Friday, February 3, 2012

Hicks & Slicks: Principles Drive Us Rural Voters or "Hicks" as some "Slicks" Like to Say

If you look at the results of last year's congressional elections you can't help but notice that the rural areas or the "STICKS" across the country heavily favored the GOP.

I suspect that for farmers and ranchers it turns less on partisan politics, and more on practical considerations and values that guide their lives and their businesses.

These voters did not cast their ballots in fear or ignorance. No they didn't! You know, as I was thinking, part of the reason that our politics seems so tough right now and facts and science and argument does not seem to be winning the day all the time is because we're hardwired not to always think clearly when we're scared.

People such as farmers who wager their livelihood on the weather and the markets each growing season don't run scared every time the economy tanks. They deal with the issues up close and personal every day, and they have a clear understanding of the facts.

They are not against government. Even the most conservative farmer or rancher understands that there are a few big things government does well -- defense, air traffic control and law enforcement, for instance. They are against a big, intrusive government that reaches into the smallest aspects of their lives.

They resist unreasonable rules and regulations formulated by unelected and unseen functionaries or "SLICKS". They resent the patronizing paternalism of the nanny state. Look what happened to Rep Sanford Bishop in 2010. After voting for Cap and Trade, the Healthcare Legislation, he almost had his goose cooked by the HICKS who live in the rural areas of the district, had not been for the SLICKS in the cities of Columbus & Albany who bailed him out by a hair.....Farmers abandoned him in droves despite being the go-to guy when it comes to Agriculture in this district & probably the entire state

The "HICKS" are unwilling to surrender their independence. They don't want a government that dictates what they should eat, what they should think, what they should do with their own property. They are tired of the arrogance of the SLICKS, that assumes bureaucrats know better than the rest of us how we should live.

The SLICKS might say it's simplistic, but farmers and ranchers really do expect a legislator to read and understand those 2,000-page pieces of legislation before voting "yes." It's just common sense.

When times are hard, farmers and ranchers cut back. They do without. They have a hard time understanding why government doesn't do the same. They can't accept that government employees are an elite class whose pay and benefits are protected from the harsh economic realities that impact their neighbors.

Many farmers and ranchers still unapologetically believe in America's exceptionalism. To them this is still a special place, where great things happen. It's a country where people of the most humble origins can make something of themselves if they are willing to work hard. They believe in providing a helping hand to those in need, but balk at creating ever larger groups dependent on entitlements.
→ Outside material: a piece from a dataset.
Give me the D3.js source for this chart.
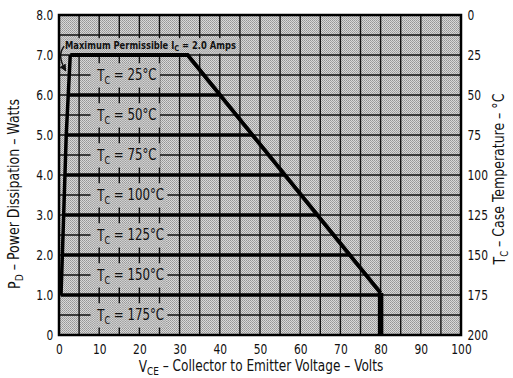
<!DOCTYPE html>
<html>
<head>
<meta charset="utf-8">
<script src="https://cdn.jsdelivr.net/npm/d3@7"></script>
<style>
  body { margin: 0; background: #fff; }
  text { font-family: "DejaVu Sans Condensed", "Liberation Sans Narrow", sans-serif; fill: #111; }
</style>
</head>
<body>
<div id="chart"></div>
<script>
// chart values
const powerTicks = [0, 1, 2, 3, 4, 5, 6, 7, 8];
const voltTicks = [0, 10, 20, 30, 40, 50, 60, 70, 80, 90, 100];
const caseTempTicks = [0, 25, 50, 75, 100, 125, 150, 175, 200];
// one row per case temperature: power level, start and end voltage of the line
const caseTemps = [25, 50, 75, 100, 125, 150, 175];
const tempPower = [7, 6, 5, 4, 3, 2, 1];
const tempStartV = [2.8, 2.4, 2.0, 1.6, 1.3, 0.9, 0.5];
const tempEndV = [32, 40.1, 48.1, 56.2, 64.2, 72.3, 80];
// Ic = 2.0 A limit line and the outer derating boundary (volts, watts)
const icLimit = [[0.5, 1.0], [1.0, 2.5], [1.8, 5.0], [2.8, 7.0]];
const boundary = [[2.8, 7.0], [32, 7.0], [80, 1.05], [80, 0]];

(function () {
  const W = 513, H = 378;
  const margin = { top: 15, right: 52, bottom: 43, left: 59 };

  const svg = d3.select("#chart").append("svg")
    .attr("width", W).attr("height", H);

  const x = d3.scaleLinear().domain([0, 100]).range([margin.left, W - margin.right]);
  const y = d3.scaleLinear().domain([0, 8]).range([H - margin.bottom, margin.top]);
  const yT = d3.scaleLinear().domain([0, 200]).range([margin.top, H - margin.bottom]);

  // narrow text: squeeze horizontally inside its own group
  function squeezed(parent, tf, sx, size) {
    return parent.append("g").attr("transform", `${tf} scale(${sx},1)`)
      .append("text").attr("font-size", size);
  }

  // halftone-ish fill
  const defs = svg.append("defs");
  const pat = defs.append("pattern").attr("id", "dots")
    .attr("width", 2).attr("height", 2).attr("patternUnits", "userSpaceOnUse");
  pat.append("rect").attr("width", 2).attr("height", 2).attr("fill", "#d8d8d8");
  pat.append("rect").attr("width", 1).attr("height", 1).attr("fill", "#969696");
  pat.append("rect").attr("x", 1).attr("y", 1).attr("width", 1).attr("height", 1).attr("fill", "#a4a4a4");

  defs.append("marker").attr("id", "arr")
    .attr("viewBox", "0 0 10 10").attr("refX", 8).attr("refY", 5)
    .attr("markerWidth", 5).attr("markerHeight", 5).attr("orient", "auto")
    .append("path").attr("d", "M0,0 L10,5 L0,10 z").attr("fill", "#111");

  svg.append("rect")
    .attr("x", x(0)).attr("y", y(8))
    .attr("width", x(100) - x(0)).attr("height", y(0) - y(8))
    .attr("fill", "url(#dots)");

  // grid every 5 V and 0.5 W
  const grid = svg.append("g").attr("stroke", "#111").attr("stroke-width", 1.4);
  grid.selectAll(".vg").data(d3.range(5, 100, 5)).join("line")
    .attr("x1", d => x(d)).attr("x2", d => x(d))
    .attr("y1", y(0)).attr("y2", y(8));
  grid.selectAll(".hg").data(d3.range(0.5, 8, 0.5)).join("line")
    .attr("x1", x(0)).attr("x2", x(100))
    .attr("y1", d => y(d)).attr("y2", d => y(d));

  // labels, with backgrounds that cover the grid
  const labels = svg.append("g");

  const maxText = squeezed(labels, `translate(${x(1.5)},${y(7.25)})`, 0.93, 10)
    .attr("dy", "0.35em").attr("font-weight", "bold");
  maxText.append("tspan").text("Maximum Permissible I");
  maxText.append("tspan").attr("font-size", 8).attr("dy", "0.25em").text("C");
  maxText.append("tspan").attr("dy", "-0.2em").text(" = 2.0 Amps");

  caseTemps.forEach((t, i) => {
    const tx = squeezed(labels, `translate(${x(9.5)},${y(tempPower[i] - 0.5)})`, 0.82, 16)
      .attr("dy", "0.38em");
    tx.append("tspan").text("T");
    tx.append("tspan").attr("font-size", 11).attr("dy", "0.3em").text("C");
    tx.append("tspan").attr("dy", "-0.3em").text(` = ${t}°C`);
  });

  labels.selectAll("text").each(function () {
    const b = this.getBBox();
    d3.select(this.parentNode).insert("rect", () => this)
      .attr("x", b.x - 7).attr("y", b.y - 1)
      .attr("width", b.width + 11).attr("height", b.height + 2)
      .attr("fill", "url(#dots)");
  });

  // curves
  const line = d3.line().x(d => x(d[0])).y(d => y(d[1]));
  const curves = svg.append("g").attr("fill", "none").attr("stroke", "#000")
    .attr("stroke-linejoin", "miter");
  curves.append("path").datum(icLimit).attr("d", line).attr("stroke-width", 3.5);
  curves.append("path").datum(boundary.slice(0, 3)).attr("d", line).attr("stroke-width", 4);
  curves.append("path").datum(boundary.slice(2)).attr("d", line).attr("stroke-width", 5.5);
  curves.selectAll(".tc").data(tempPower.slice(1)).join("line")
    .attr("x1", (d, i) => x(tempStartV[i + 1]))
    .attr("x2", (d, i) => x(tempEndV[i + 1]))
    .attr("y1", d => y(d)).attr("y2", d => y(d))
    .attr("stroke-width", 3.5);

  // arrow from the annotation to the Ic line
  svg.append("path")
    .attr("d", `M${x(1.3)},${y(7.22)} Q${x(-0.6)},${y(7.0)} ${x(1.6)},${y(6.62)}`)
    .attr("fill", "none").attr("stroke", "#111").attr("stroke-width", 1.4)
    .attr("marker-end", "url(#arr)");

  // frame
  svg.append("rect")
    .attr("x", x(0)).attr("y", y(8))
    .attr("width", x(100) - x(0)).attr("height", y(0) - y(8))
    .attr("fill", "none").attr("stroke", "#000").attr("stroke-width", 2.5);

  // axes
  const fmtP = d => d === 0 ? "0" : d3.format(".1f")(d);
  const left = svg.append("g").attr("transform", `translate(${x(0)},0)`)
    .call(d3.axisLeft(y).tickValues(powerTicks).tickFormat(fmtP).tickSize(0).tickPadding(7));
  const bottom = svg.append("g").attr("transform", `translate(0,${y(0)})`)
    .call(d3.axisBottom(x).tickValues(voltTicks).tickSize(0).tickPadding(9));
  const right = svg.append("g").attr("transform", `translate(${x(100)},0)`)
    .call(d3.axisRight(yT).tickValues(caseTempTicks).tickSize(0).tickPadding(8));
  [left, bottom, right].forEach(a => {
    a.select(".domain").remove();
    a.selectAll("text").attr("font-size", 14.5).attr("fill", "#111")
      .attr("transform", "scale(0.82,1)")
      .style("font-family", '"DejaVu Sans Condensed", sans-serif');
  });

  // titles
  const xt = squeezed(svg, "translate(261,372)", 0.9, 15).attr("text-anchor", "middle");
  xt.append("tspan").text("V");
  xt.append("tspan").attr("font-size", 11).attr("dy", "0.3em").text("CE");
  xt.append("tspan").attr("dy", "-0.3em").text(" \u2013 Collector to Emitter Voltage \u2013 Volts");

  const yl = squeezed(svg, "translate(20,194) rotate(-90)", 0.93, 15).attr("text-anchor", "middle");
  yl.append("tspan").text("P");
  yl.append("tspan").attr("font-size", 11).attr("dy", "0.3em").text("D");
  yl.append("tspan").attr("dy", "-0.3em").text(" \u2013 Power Dissipation \u2013 Watts");

  const yr = squeezed(svg, "translate(505,179) rotate(-90)", 0.93, 15).attr("text-anchor", "middle");
  yr.append("tspan").text("T");
  yr.append("tspan").attr("font-size", 10).attr("dy", "0.25em").text("C");
  yr.append("tspan").attr("dy", "-0.25em").text(" \u2013 Case Temperature \u2013 °C");
})();
</script>
</body>
</html>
Farmers and ranchers are the epitome of individual responsibility and self-reliance. Faith in themselves, and in the grace of God, drive them to plant the next crop, raise their families and provide stewardship for the resources in their care. And rather than bitterly clinging to these values, they happily embrace them as the guiding force of their lives.

Candidates, especially democratic who hold similar values earn their support.



2 comments:

Anonymous said...

Yes, the “rugged individualism” thing is pure myth. They’re the biggest welfare queens in the country.

Rural state Republicans used to know this
I think they still do. Remember when Rand Paul was elected in Kentucky and one of his first actions was to go on the air and reassure his constituents that despite his anti-pork stance, he would make sure farm subsidies weren’t cut?

The average Tea Partier is sincerely against government spending – with the exception of them money spent on them. In fact, their lack of embarrassment when it comes to collecting government largesse is key to understanding what this movement is all about.

Anonymous said...

Yes, the “rugged individualism” thing is pure myth. They’re the biggest welfare queens in the country.

Rural state Republicans used to know this
I think they still do. Remember when Rand Paul was elected in Kentucky and one of his first actions was to go on the air and reassure his constituents that despite his anti-pork stance, he would make sure farm subsidies weren’t cut?

The average Tea Partier is sincerely against government spending – with the exception of them money spent on them. In fact, their lack of embarrassment when it comes to collecting government largesse is key to understanding what this movement is all about.”